I do wish Slurm had improved directives for submitting jobs, particularly for high-throughput/embarrassingly-parallel workloads. (it’s understandably very MPI focused). For example:

  • Variables in the #SBATCH directives for more flexible sbatch scripts

  • Better array semantics (similar to HTCondor). Currently users have to map $SLURM_ARRAY_TASK_ID to something useful. It would be fantastic if arrays could be automatically generated from directives like:

#SBATCH --array=arguments.csv
#SBATCH --array=$DATADIR/*.dat

  • Clearer method(s) of running (non-MPI) subjobs across multiple cores/nodes within a single jobid than srun and steps.

  • Tighter singularity integration

I think the question is very broad, perhaps too broad for a useful answer. Most of the ‘HPC’ clusters I know of are now doing far less traditional HPC and much more what would be considered ‘HTC’.

A scheduler/job manager that is good for tighly coupled MPI code that runs on thousands of nodes might not be such a great choice for a cluster that largely runs one-core jobs that last less than four hours.

So perhaps a better approach would be to describe what knids of jobs your users are bringing to your systems and then ask what would be a good setup to answer their needs?

We use Slurm here, but it has its drawbacks. As Ben pointed out, it is MPI focused, but many of its most notable features go largely unused and unneeded here. We’ve had some issues where, for example, its affinity plug-in may be causing more problems that it solves.

Most of our users do not want advanced features, they want simple operation. Those who want advanced features are more likely to try to get them from mpirun. If the configuration can be kept simple, Slurm can certainly start a lot of jobs fast.

About half our jobs are one core on one node. More that 3/4 of jobs are single node, or should be. Only a few of our jobs require 64 cores or greater. Many people are blindly asking for core counts that aren’t even multiples of a node (some want processes to be powers of two, but most not, I think).

We have people who use launcher from TACC as a kind of scheduler within a scheduler, though I think launcher may be a bit of an orphan now. There are two PRs open, one from a year ago and one from a half-year ago, that don’t seem to have been reviewed. It seems to Just Work [TM], and in many ways it is easier for people to get started using it than, say, GNU parallel.

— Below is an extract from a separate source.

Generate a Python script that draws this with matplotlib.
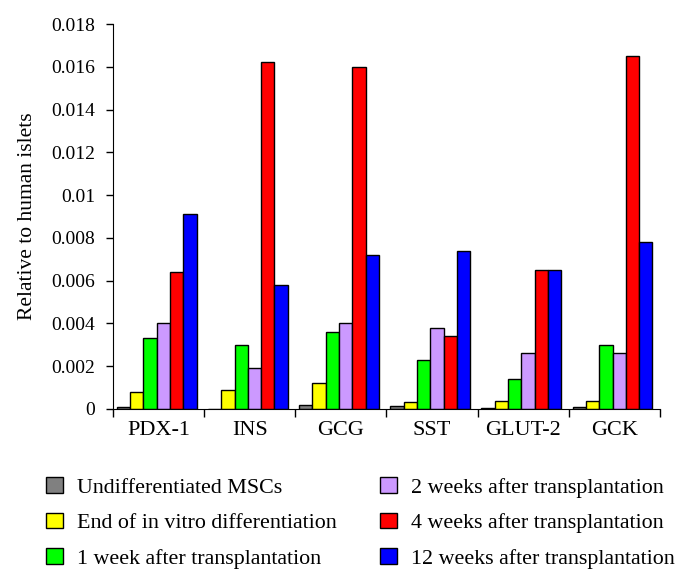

As Ben has, I’ve worked with HTCondor, and I think that for high-throughput jobs, it might be a good choice. Many places are using HTCondor and giving it access to submit jobs to their Slurm clusters. My experience has been mostly with OSG, and many of our HPC users would be impatient with the lag between submitting a job to HTCondor and its start. That may be somewhat tunable in the configuration, but it’s really designed for cranking thousands of jobs through not providing immediate gratification from the first job to start. :wink:

I don’t see HTCondor and Slurm as being mutually exclusive, either. They seem designed for different things, and it seems that some places are able to use both in different contexts (Wisconsin is a good example). There is additional overhead for maintaining and monitoring two systems, but it’s perhaps worth considering. Your engineers might prefer Slurm, whereas the sequencers might prefer HTCondor.

I would not want to be on a framing crew with a cooper’s hammer, and I wouldn’t want to be setting barrel staves with a framer’s hammer. Maybe evaluating the tool can only be done when it is clear to which purpose it will be put?